# Italienisches Lied aus dem Urlaub gesucht :/



## danysahne333 (9. August 2014)

Ich hoffe, es passt einigermaßen in diese Ecke... Ich habe im UrlAub ein Lied gehört und konnte leider nur einen kleinen Teil davon aufnehmen... Vielleicht kennt das Lied ja jemand und kann mir bitte weiterhelfen :/

https://www.youtube.com/watch?v=A2U2JUZ21QM

Vielen Dank


----------



## rabe08 (9. August 2014)

Eindeutig Azzurro von Ardriano Celentano, ganz klarer Fall!


----------



## danysahne333 (9. August 2014)

Biat du dir sicher? Die hören sich ja so verschieden an :/


----------



## 45thFuchs (9. August 2014)

Italiener covern sehr oft Lieder, Musik gehört da zum Volkssport. Ich frag meine frau mal die kommt aus Milan und kennt so gut wie jede Coverband.
Azzurro ist es eindeutig nicht ? Hat die Stadt wo du warst keine Eventwebsite? Da würdest du dem Lied nach band schnell auf die Spur kommen


----------



## Dr Bakterius (9. August 2014)

Das wäre Azzurro, das klingt eher in Richtung lokale Volksmusik vielleicht sogar etwas mit einem Klassik Einschlag


----------



## 45thFuchs (9. August 2014)

Irene sagt eindeutig nicht Azzurro ,sie denkt an Andrea Bocelli... lass die mal machen die kennt sich aus  Die antwort wird kommen ...

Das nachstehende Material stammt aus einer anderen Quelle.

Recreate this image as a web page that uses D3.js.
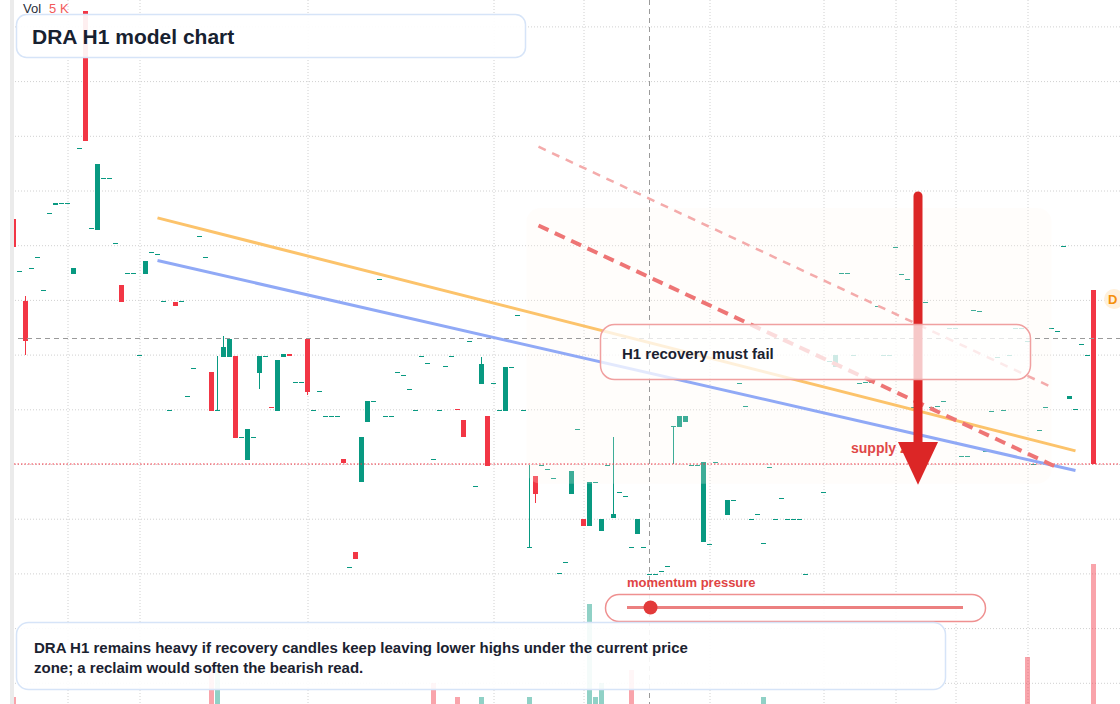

*                      Andrea Bocelli & Laura Pausini 2007 "Dare To Live" (Vivere)         *



https://www.youtube.com/watch?v=N5q67TA8bv4

Text stimmt ,aber eindeutig ein cover.

Edit 2 : doch nicht dieses Lied, aber sie glaubt ein Cover von Bocelli&Pausini zu 100%


----------



## danysahne333 (10. August 2014)

Hmm, vielen dank schon mal bis hier hin, vielleicht findet ja noch jemand etwas :l


----------